Exercise
Lines containing the word "this" are the ones to copy from the records below.

Excerpted data
- - - -
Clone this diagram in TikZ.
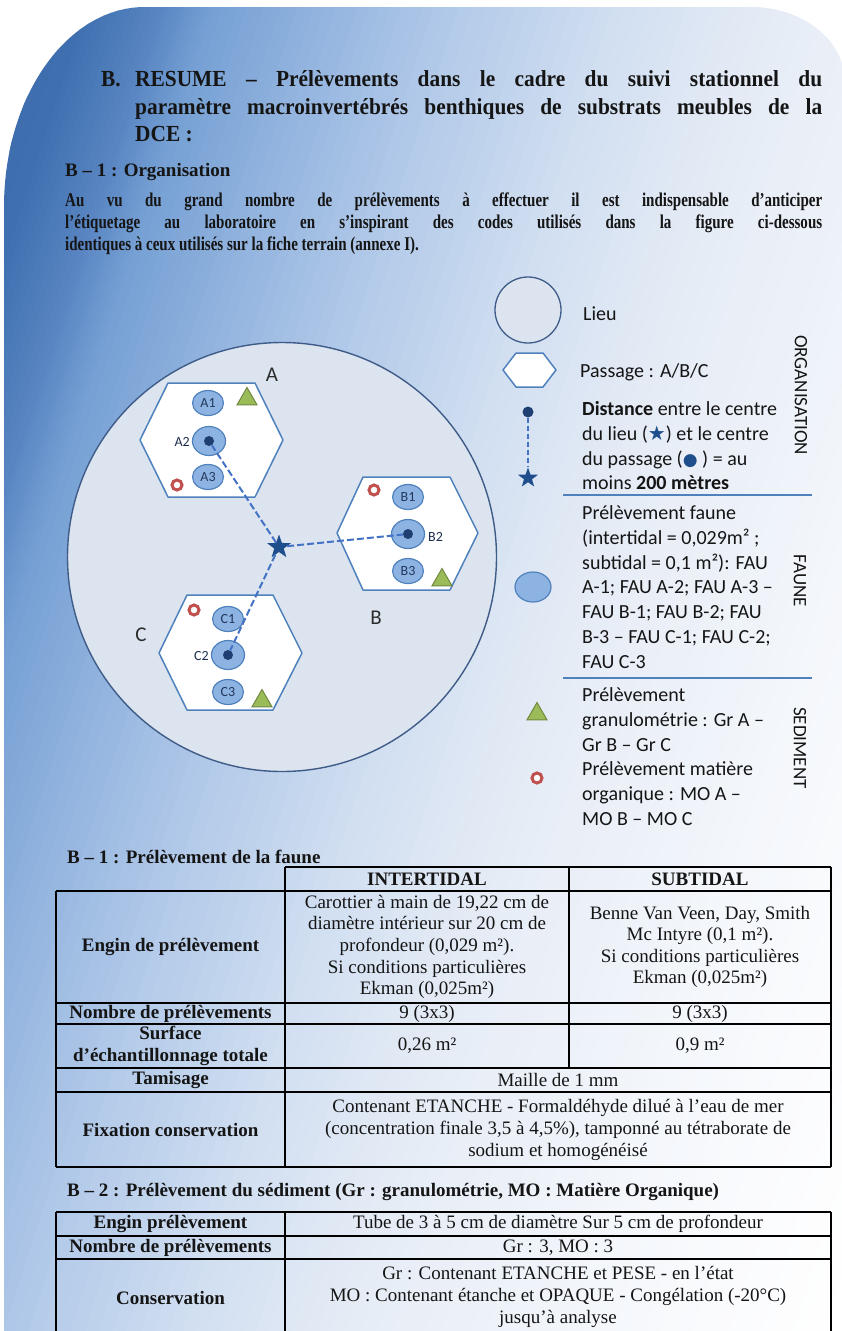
- - - -
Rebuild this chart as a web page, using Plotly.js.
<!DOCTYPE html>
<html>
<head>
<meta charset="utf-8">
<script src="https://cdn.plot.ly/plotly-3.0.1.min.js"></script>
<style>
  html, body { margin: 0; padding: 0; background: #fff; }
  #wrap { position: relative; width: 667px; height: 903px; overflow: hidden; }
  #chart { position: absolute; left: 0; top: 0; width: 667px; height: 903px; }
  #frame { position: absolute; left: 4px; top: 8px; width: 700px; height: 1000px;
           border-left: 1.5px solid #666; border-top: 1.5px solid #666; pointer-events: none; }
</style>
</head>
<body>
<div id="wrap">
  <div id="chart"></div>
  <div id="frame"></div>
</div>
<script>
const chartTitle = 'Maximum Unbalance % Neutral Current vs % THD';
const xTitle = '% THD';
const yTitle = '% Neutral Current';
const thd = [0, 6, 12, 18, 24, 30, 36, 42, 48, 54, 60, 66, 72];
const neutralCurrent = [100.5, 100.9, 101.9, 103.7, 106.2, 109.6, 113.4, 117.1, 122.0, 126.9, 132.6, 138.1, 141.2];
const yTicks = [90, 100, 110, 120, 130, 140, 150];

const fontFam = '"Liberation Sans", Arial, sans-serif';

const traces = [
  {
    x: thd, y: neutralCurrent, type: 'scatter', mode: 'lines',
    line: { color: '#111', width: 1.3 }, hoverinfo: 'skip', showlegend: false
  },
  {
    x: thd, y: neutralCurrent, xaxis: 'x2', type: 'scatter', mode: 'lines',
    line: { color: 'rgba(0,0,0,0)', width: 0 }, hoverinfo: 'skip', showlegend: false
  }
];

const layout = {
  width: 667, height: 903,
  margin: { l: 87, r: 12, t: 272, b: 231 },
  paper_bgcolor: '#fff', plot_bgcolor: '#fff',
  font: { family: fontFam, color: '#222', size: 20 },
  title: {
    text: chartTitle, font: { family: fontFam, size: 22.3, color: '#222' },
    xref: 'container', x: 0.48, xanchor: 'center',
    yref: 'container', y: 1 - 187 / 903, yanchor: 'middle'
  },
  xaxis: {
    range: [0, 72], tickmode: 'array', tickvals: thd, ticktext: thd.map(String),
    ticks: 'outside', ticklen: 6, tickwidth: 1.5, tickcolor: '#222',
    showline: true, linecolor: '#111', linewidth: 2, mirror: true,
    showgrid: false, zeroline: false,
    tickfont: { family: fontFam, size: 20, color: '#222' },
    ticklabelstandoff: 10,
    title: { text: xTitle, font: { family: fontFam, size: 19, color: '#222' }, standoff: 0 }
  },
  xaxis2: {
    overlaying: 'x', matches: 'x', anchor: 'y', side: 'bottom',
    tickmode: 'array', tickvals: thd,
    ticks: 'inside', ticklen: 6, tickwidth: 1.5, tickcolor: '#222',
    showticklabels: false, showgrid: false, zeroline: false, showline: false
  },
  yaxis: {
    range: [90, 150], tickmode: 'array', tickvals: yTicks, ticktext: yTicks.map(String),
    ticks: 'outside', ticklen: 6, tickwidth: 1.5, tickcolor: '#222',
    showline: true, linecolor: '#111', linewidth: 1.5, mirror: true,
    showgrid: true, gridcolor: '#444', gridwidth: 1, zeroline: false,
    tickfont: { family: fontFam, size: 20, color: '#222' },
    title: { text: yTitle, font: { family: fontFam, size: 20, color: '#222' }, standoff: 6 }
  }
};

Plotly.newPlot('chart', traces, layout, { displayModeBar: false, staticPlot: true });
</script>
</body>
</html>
- - - -
Result below
Clone this diagram in TikZ.
Rebuild this chart as a web page, using Plotly.js.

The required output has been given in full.